В такой формулировке дуэль и роль секунданта теряет всякий ореол романтичности и дела чести. А далее Иван Игнатьевич предлагает Гриневу просто дать "в рыло" Швабрину да разойтись.
А то: доброе ли дело заколоть своего ближнего, смею спросить? И добро б уж закололи вы его: бог с ним, с Алексеем Иванычем; я и сам до него не охотник. Ну, а если он вас просверлит? На что это будет похоже? Кто будет в дураках, смею спросить?
И я бы очень смеялась над этими словами, когда бы Пушкин спустя всего ничего не оказался сам же "в дураках". Можно прекрасно понимать всю нелепость дуэлей с точки зрения здравого смысла, желать немедленно надавать "в рыло" обидчику, но "невольник чести" просто вынужден всегда поступать иначе. Начало пугачевского бунта -- в крепости собираются допросить какого-то пойманного башкирца, и комендант приказывает привести башкирца и принести плетей, и это как само собой разумеющееся.
Пытка в старину так была укоренена в обычаях судопроизводства, что благодетельный указ, уничтоживший оную, долго оставался безо всякого действия. Думали, что собственное признание преступника необходимо было для его полного обличения, -- мысль не только неосновательная, но даже и совершенно противная здравому юридическому смыслу: ибо, если отрицание подсудимого не приемлется в доказательство его невинности, то признание его и того менее должно быть доказательством его виновности.

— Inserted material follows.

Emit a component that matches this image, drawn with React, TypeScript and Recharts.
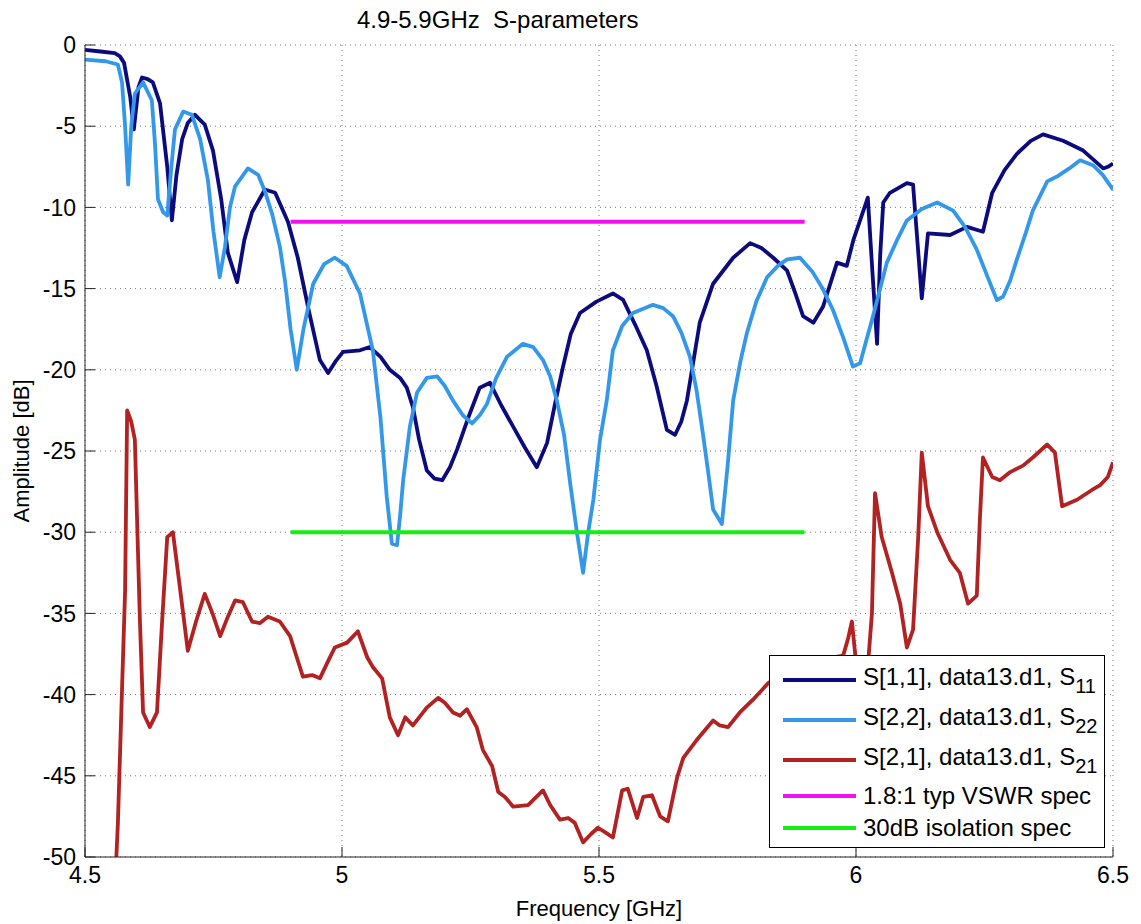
import React from 'react';
import { LineChart, Line, XAxis, YAxis, CartesianGrid, Legend } from 'recharts';

// frequency [GHz] / amplitude [dB]
const s11Freq = [4.5, 4.53, 4.558, 4.568, 4.576, 4.588, 4.595, 4.604, 4.611, 4.622, 4.632, 4.646, 4.66, 4.669, 4.678, 4.689, 4.7, 4.714, 4.733, 4.749, 4.765, 4.778, 4.796, 4.81, 4.825, 4.85, 4.87, 4.895, 4.914, 4.935, 4.957, 4.973, 4.987, 5.002, 5.035, 5.054, 5.075, 5.093, 5.113, 5.126, 5.138, 5.15, 5.165, 5.18, 5.195, 5.21, 5.224, 5.245, 5.268, 5.288, 5.31, 5.333, 5.356, 5.379, 5.399, 5.415, 5.43, 5.445, 5.463, 5.495, 5.527, 5.547, 5.57, 5.593, 5.612, 5.632, 5.648, 5.66, 5.671, 5.696, 5.722, 5.761, 5.794, 5.816, 5.839, 5.866, 5.882, 5.897, 5.917, 5.936, 5.963, 5.982, 5.995, 6.023, 6.032, 6.041, 6.047, 6.053, 6.066, 6.099, 6.111, 6.128, 6.14, 6.183, 6.216, 6.247, 6.265, 6.289, 6.313, 6.34, 6.364, 6.403, 6.442, 6.481, 6.49, 6.5];
const s11Db = [-0.3, -0.4, -0.5, -0.7, -1.1, -3.2, -5.2, -2.6, -2.0, -2.1, -2.3, -3.6, -7.5, -10.8, -8.0, -5.8, -4.8, -4.3, -4.9, -6.5, -9.5, -12.8, -14.6, -12.0, -10.3, -8.9, -9.1, -10.9, -13.1, -16.3, -19.4, -20.2, -19.5, -18.9, -18.8, -18.6, -19.2, -20.0, -20.5, -21.1, -22.3, -24.3, -26.2, -26.7, -26.8, -26.0, -24.9, -23.0, -21.1, -20.8, -22.2, -23.5, -24.8, -26.0, -24.5, -22.0, -19.8, -17.8, -16.5, -15.8, -15.3, -15.7, -17.2, -18.8, -21.0, -23.7, -24.0, -23.2, -21.9, -17.1, -14.7, -13.1, -12.2, -12.5, -13.1, -13.9, -15.3, -16.7, -17.1, -16.1, -13.4, -13.6, -12.0, -9.4, -14.0, -18.4, -13.0, -9.7, -9.1, -8.5, -8.6, -15.6, -11.6, -11.7, -11.2, -11.5, -9.1, -7.7, -6.7, -5.9, -5.5, -5.9, -6.5, -7.6, -7.5, -7.3];

const s22Freq = [4.5, 4.54, 4.564, 4.572, 4.578, 4.584, 4.59, 4.597, 4.613, 4.63, 4.636, 4.642, 4.652, 4.66, 4.668, 4.675, 4.691, 4.708, 4.724, 4.739, 4.75, 4.762, 4.772, 4.782, 4.792, 4.817, 4.837, 4.85, 4.864, 4.879, 4.889, 4.9, 4.912, 4.925, 4.944, 4.965, 4.986, 5.009, 5.035, 5.06, 5.075, 5.087, 5.097, 5.107, 5.113, 5.119, 5.132, 5.146, 5.165, 5.185, 5.2, 5.216, 5.235, 5.253, 5.268, 5.282, 5.3, 5.321, 5.352, 5.372, 5.391, 5.405, 5.418, 5.432, 5.444, 5.457, 5.469, 5.479, 5.489, 5.502, 5.515, 5.527, 5.545, 5.566, 5.605, 5.625, 5.644, 5.66, 5.677, 5.69, 5.702, 5.712, 5.722, 5.739, 5.75, 5.761, 5.775, 5.788, 5.806, 5.827, 5.848, 5.866, 5.891, 5.916, 5.935, 5.955, 5.975, 5.994, 6.008, 6.02, 6.033, 6.047, 6.06, 6.08, 6.099, 6.128, 6.158, 6.189, 6.212, 6.235, 6.255, 6.274, 6.286, 6.3, 6.313, 6.33, 6.344, 6.372, 6.391, 6.415, 6.436, 6.461, 6.48, 6.5];
const s22Db = [-0.9, -1.0, -1.2, -2.3, -5.0, -8.6, -5.0, -3.0, -2.3, -3.4, -6.0, -9.5, -10.3, -10.5, -7.5, -5.2, -4.1, -4.3, -5.8, -8.3, -11.5, -14.3, -12.5, -10.0, -8.7, -7.6, -8.0, -9.0, -10.4, -12.4, -14.5, -17.5, -20.0, -17.5, -14.7, -13.5, -13.1, -13.6, -15.3, -18.8, -23.0, -27.8, -30.7, -30.8, -29.0, -26.8, -23.5, -21.4, -20.5, -20.4, -21.0, -21.9, -22.8, -23.3, -22.8, -22.1, -20.5, -19.2, -18.4, -18.6, -19.4, -20.4, -21.9, -24.0, -27.0, -30.0, -32.5, -30.0, -28.0, -24.3, -21.9, -18.8, -17.3, -16.5, -16.0, -16.2, -16.7, -17.7, -19.2, -21.3, -23.9, -26.2, -28.6, -29.5, -26.0, -21.9, -19.5, -17.7, -15.8, -14.3, -13.6, -13.2, -13.1, -14.0, -15.0, -16.3, -18.0, -19.8, -19.6, -18.2, -16.7, -15.0, -13.4, -12.0, -10.8, -10.1, -9.7, -10.2, -11.2, -12.6, -14.2, -15.7, -15.5, -14.5, -13.2, -11.6, -10.2, -8.4, -8.1, -7.6, -7.1, -7.4, -8.0, -8.9];

const s21Freq = [4.561, 4.564, 4.572, 4.578, 4.582, 4.59, 4.597, 4.602, 4.607, 4.613, 4.626, 4.64, 4.65, 4.66, 4.671, 4.685, 4.7, 4.716, 4.733, 4.748, 4.763, 4.778, 4.792, 4.807, 4.825, 4.84, 4.856, 4.879, 4.899, 4.912, 4.924, 4.942, 4.957, 4.972, 4.986, 5.01, 5.031, 5.049, 5.06, 5.078, 5.093, 5.109, 5.123, 5.138, 5.165, 5.187, 5.2, 5.216, 5.23, 5.243, 5.262, 5.274, 5.292, 5.304, 5.317, 5.333, 5.362, 5.391, 5.405, 5.424, 5.44, 5.453, 5.469, 5.484, 5.498, 5.513, 5.527, 5.545, 5.556, 5.574, 5.586, 5.603, 5.619, 5.634, 5.652, 5.664, 5.69, 5.722, 5.735, 5.751, 5.774, 5.8, 5.829, 5.86, 5.9, 5.94, 5.975, 5.985, 5.992, 6.0, 6.008, 6.02, 6.031, 6.037, 6.05, 6.07, 6.086, 6.099, 6.111, 6.121, 6.128, 6.14, 6.158, 6.183, 6.202, 6.218, 6.235, 6.241, 6.247, 6.265, 6.28, 6.3, 6.325, 6.344, 6.372, 6.387, 6.401, 6.43, 6.459, 6.475, 6.49, 6.5];
const s21Db = [-50.0, -47.9, -39.7, -33.6, -22.5, -23.2, -24.3, -30.0, -35.6, -41.1, -42.0, -41.1, -35.5, -30.3, -30.0, -33.5, -37.3, -35.5, -33.8, -35.0, -36.4, -35.2, -34.2, -34.3, -35.5, -35.6, -35.2, -35.5, -36.4, -37.7, -38.9, -38.8, -39.0, -38.0, -37.1, -36.8, -36.1, -37.7, -38.3, -39.0, -41.4, -42.5, -41.4, -41.9, -40.8, -40.2, -40.5, -41.1, -41.3, -40.9, -42.0, -43.4, -44.4, -46.0, -46.3, -46.9, -46.8, -45.9, -46.8, -47.7, -47.6, -47.9, -49.1, -48.6, -48.2, -48.5, -48.8, -45.9, -45.8, -47.6, -46.3, -46.2, -47.5, -47.8, -45.1, -43.9, -42.8, -41.6, -41.9, -42.0, -41.1, -40.3, -39.3, -38.7, -38.2, -37.8, -37.6, -36.5, -35.5, -38.0, -40.5, -39.5, -35.0, -27.6, -30.3, -32.5, -34.4, -37.1, -36.0, -30.3, -25.1, -28.4, -30.0, -31.7, -32.5, -34.4, -33.9, -29.2, -25.4, -26.6, -26.8, -26.3, -25.9, -25.4, -24.6, -25.1, -28.4, -28.0, -27.4, -27.1, -26.6, -25.7];

const specFreq = [4.9, 5.9];
const vswrSpecDb = [-10.88, -10.88];
const isoSpecDb = [-30, -30];

const xTicks = [4.5, 5, 5.5, 6, 6.5];
const yTicks = [0, -5, -10, -15, -20, -25, -30, -35, -40, -45, -50];

const toPoints = (xs: number[], ys: number[]) => xs.map((x, i) => ({ x, y: ys[i] }));

const series = [
  { key: 's11', data: toPoints(s11Freq, s11Db), color: '#0b0b7e', width: 3.8, label: 'S[1,1], data13.d1, S', sub: '11' },
  { key: 's22', data: toPoints(s22Freq, s22Db), color: '#3498ea', width: 3.8, label: 'S[2,2], data13.d1, S', sub: '22' },
  { key: 's21', data: toPoints(s21Freq, s21Db), color: '#b22222', width: 3.8, label: 'S[2,1], data13.d1, S', sub: '21' },
  { key: 'vswr', data: toPoints(specFreq, vswrSpecDb), color: '#f010f0', width: 4, label: '1.8:1 typ VSWR spec', sub: '' },
  { key: 'iso', data: toPoints(specFreq, isoSpecDb), color: '#14ee14', width: 4, label: '30dB isolation spec', sub: '' },
];

const FONT = '"Liberation Sans", Arial, Helvetica, sans-serif';
const tickStyle = { fontSize: 23, fill: '#000', fontFamily: FONT };

const renderLegend = () => (
  <div
    style={{
      border: '1px solid #000',
      background: '#fff',
      boxSizing: 'border-box',
      width: '100%',
      height: '100%',
      padding: '4px 0 0 13px',
      fontFamily: FONT,
      fontSize: 24,
      color: '#000',
    }}
  >
    {series.map((s) => (
      <div key={s.key} style={{ display: 'flex', alignItems: 'center', height: s.sub ? 40 : 32 }}>
        <span style={{ display: 'inline-block', width: 73, height: 4, background: s.color, marginRight: 7 }} />
        <span style={{ whiteSpace: 'pre' }}>
          {s.label}
          {s.sub && <sub style={{ fontSize: 20, verticalAlign: -8 }}>{s.sub}</sub>}
        </span>
      </div>
    ))}
  </div>
);

export default function App() {
  return (
    <div style={{ position: 'relative', width: 1133, height: 916 }}>
      <div
        style={{
          position: 'absolute',
          left: 349,
          top: -2,
          fontFamily: FONT,
          fontSize: 24,
          whiteSpace: 'pre',
          color: '#000',
        }}
      >
        {'4.9-5.9GHz  S-parameters'}
      </div>
      <LineChart width={1133} height={916} margin={{ top: 37, right: 28, left: 0, bottom: 0 }}>
        <CartesianGrid stroke="#777" strokeDasharray="1 4" />
        <XAxis
          dataKey="x"
          type="number"
          domain={[4.5, 6.5]}
          ticks={xTicks}
          allowDataOverflow
          height={67}
          tickSize={-10}
          tickMargin={20}
          tick={tickStyle}
          stroke="#222"
          label={{ value: 'Frequency [GHz]', position: 'insideBottom', offset: 8, style: { fontSize: 22, fill: '#000', fontFamily: FONT } }}
        />
        <XAxis xAxisId="top" orientation="top" dataKey="x" type="number" domain={[4.5, 6.5]} ticks={xTicks} height={0} tickSize={-10} tick={false} stroke="#222" />
        <YAxis
          type="number"
          domain={[-50, 0]}
          ticks={yTicks}
          allowDataOverflow
          width={77}
          tickSize={-10}
          tickMargin={19}
          tick={tickStyle}
          stroke="#222"
          label={{ value: 'Amplitude [dB]', angle: -90, position: 'insideLeft', offset: 13, style: { fontSize: 22, fill: '#000', fontFamily: FONT, textAnchor: 'middle' } }}
        />
        <YAxis yAxisId="right" orientation="right" type="number" domain={[-50, 0]} ticks={yTicks} width={0} tickSize={-10} tick={false} stroke="#222" />
        <Legend
          layout="vertical"
          align="center"
          verticalAlign="middle"
          content={renderLegend}
          wrapperStyle={{ left: 761, top: 647, width: 336, height: 193 }}
        />
        {series.map((s) => (
          <Line
            key={s.key}
            data={s.data}
            dataKey="y"
            type="linear"
            stroke={s.color}
            strokeWidth={s.width}
            strokeLinejoin="round"
            dot={false}
            activeDot={false}
            isAnimationActive={false}
          />
        ))}
      </LineChart>
    </div>
  );
}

Несмотря на то, что признание вины давным-давно не является хоть каким-то доказательством в суде, при розыске его до сих пор часто желают получить и не гнушаются при этом пытками, физическими или психическими. Причем корни этого сидят так глубоко в человеке, что даже при воспитании ребенка взрослые часто пытаются вынудить его признаться, а потом еще и заставить извиняться (интересно, какой смысл в неискренних извинениях). Совершенно я не помнила и о существовании пропущенной главы. И хотя почитать ее было интересно, очень хорошо, что это было исключено из повести: и так Гринев был везунчиком чуть не сверх меры, а с этой главой уж точно был бы перебор.